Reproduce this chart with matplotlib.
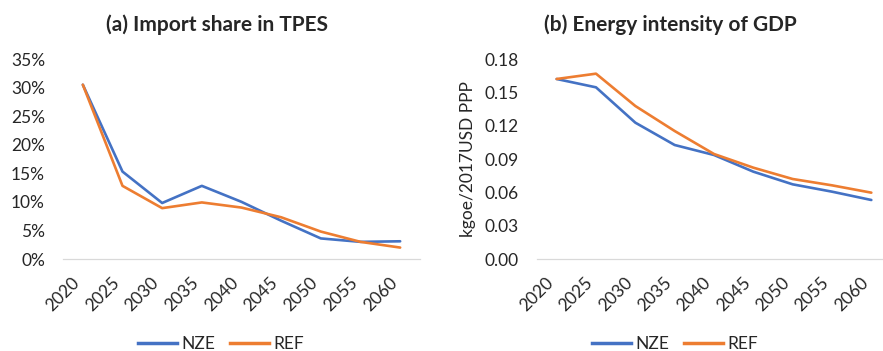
import numpy as np
import matplotlib
matplotlib.use("Agg")
import matplotlib.pyplot as plt
from matplotlib.lines import Line2D
from matplotlib.ticker import FuncFormatter

plt.rcParams['font.family'] = ['Lato', 'DejaVu Sans']

years = ['2020', '2025', '2030', '2035', '2040', '2045', '2050', '2055', '2060']

# (a) import share in TPES, %
import_nze = [30.5, 15.3, 9.8, 12.8, 10.0, 6.7, 3.6, 3.0, 3.1]
import_ref = [30.5, 12.8, 8.9, 9.9, 9.0, 7.3, 4.8, 3.0, 2.0]

# (b) energy intensity, kgoe/2017USD PPP
intens_nze = [0.162, 0.1545, 0.1227, 0.1026, 0.0936, 0.0786, 0.0672, 0.0606, 0.0531]
intens_ref = [0.162, 0.1668, 0.1377, 0.1152, 0.0945, 0.0822, 0.0720, 0.0663, 0.0597]

BLUE = '#4472C4'
ORANGE = '#ED7D31'
TXT = '#262626'

W, H = 883, 351
fig = plt.figure(figsize=(W / 100, H / 100), dpi=100)


def px_axes(x0, x1, ytop, ybot):
    return fig.add_axes([x0 / W, 1 - ybot / H, (x1 - x0) / W, (ybot - ytop) / H])


def style(ax, yticks, fmt):
    x = np.arange(len(years))
    ax.set_xlim(-0.5, len(years) - 0.5)
    ax.set_xticks(x)
    ax.set_xticklabels(years, rotation=45, ha='right', va='top', fontsize=12.5, color=TXT)
    ax.set_yticks(yticks)
    ax.set_ylim(yticks[0], yticks[-1])
    ax.yaxis.set_major_formatter(FuncFormatter(fmt))
    ax.tick_params(axis='both', length=0, labelsize=12.5, colors=TXT)
    ax.tick_params(axis='x', pad=11)
    ax.tick_params(axis='y', pad=13)
    for s in ['top', 'right', 'left']:
        ax.spines[s].set_visible(False)
    ax.spines['bottom'].set_color('#D9D9D9')
    ax.spines['bottom'].set_linewidth(0.9)


ax1 = px_axes(63, 420, 59, 259)
x = np.arange(len(years))
ax1.plot(x, import_nze, color=BLUE, lw=1.9, solid_capstyle='round', clip_on=False)
ax1.plot(x, import_ref, color=ORANGE, lw=1.9, solid_capstyle='round', clip_on=False)
style(ax1, [0, 5, 10, 15, 20, 25, 30, 35], lambda v, p: f'{v:.0f}%')

ax2 = px_axes(537, 891, 59, 259)
ax2.plot(x, intens_nze, color=BLUE, lw=1.9, solid_capstyle='round', clip_on=False)
ax2.plot(x, intens_ref, color=ORANGE, lw=1.9, solid_capstyle='round', clip_on=False)
style(ax2, [0, 0.03, 0.06, 0.09, 0.12, 0.15, 0.18], lambda v, p: f'{v:.2f}')
ax2.set_ylabel('kgoe/2017USD PPP', fontsize=12.5, color=TXT, labelpad=6)

fig.text(217 / W, 1 - 25 / H, '(a) Import share in TPES', ha='center', va='center',
         fontsize=15, fontweight='bold', color=TXT)
fig.text(670 / W, 1 - 25 / H, '(b) Energy intensity of GDP', ha='center', va='center',
         fontsize=15, fontweight='bold', color=TXT)

handles = [Line2D([], [], color=BLUE, lw=2.5), Line2D([], [], color=ORANGE, lw=2.5)]
for cx in (221, 675):
    fig.legend(handles, ['NZE', 'REF'], loc='center', bbox_to_anchor=(cx / W, 1 - 344 / H),
               ncol=2, frameon=False, fontsize=12.5, handlelength=2.2, handletextpad=0.25,
               columnspacing=0.9, labelcolor=TXT)

fig.savefig('out.png', dpi=100)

........

TASK PROMPT
Write out each line of the listing above, exactly, from its first line to the line holding "return fig.add_axes([x0 /", inclusive. Skip the pictures.

RESULT
Reproduce this chart with matplotlib.
import numpy as np
import matplotlib
matplotlib.use("Agg")
import matplotlib.pyplot as plt
from matplotlib.lines import Line2D
from matplotlib.ticker import FuncFormatter

plt.rcParams['font.family'] = ['Lato', 'DejaVu Sans']

years = ['2020', '2025', '2030', '2035', '2040', '2045', '2050', '2055', '2060']

# (a) import share in TPES, %
import_nze = [30.5, 15.3, 9.8, 12.8, 10.0, 6.7, 3.6, 3.0, 3.1]
import_ref = [30.5, 12.8, 8.9, 9.9, 9.0, 7.3, 4.8, 3.0, 2.0]

# (b) energy intensity, kgoe/2017USD PPP
intens_nze = [0.162, 0.1545, 0.1227, 0.1026, 0.0936, 0.0786, 0.0672, 0.0606, 0.0531]
intens_ref = [0.162, 0.1668, 0.1377, 0.1152, 0.0945, 0.0822, 0.0720, 0.0663, 0.0597]

BLUE = '#4472C4'
ORANGE = '#ED7D31'
TXT = '#262626'

W, H = 883, 351
fig = plt.figure(figsize=(W / 100, H / 100), dpi=100)


def px_axes(x0, x1, ytop, ybot):
    return fig.add_axes([x0 / W, 1 - ybot / H, (x1 - x0) / W, (ybot - ytop) / H])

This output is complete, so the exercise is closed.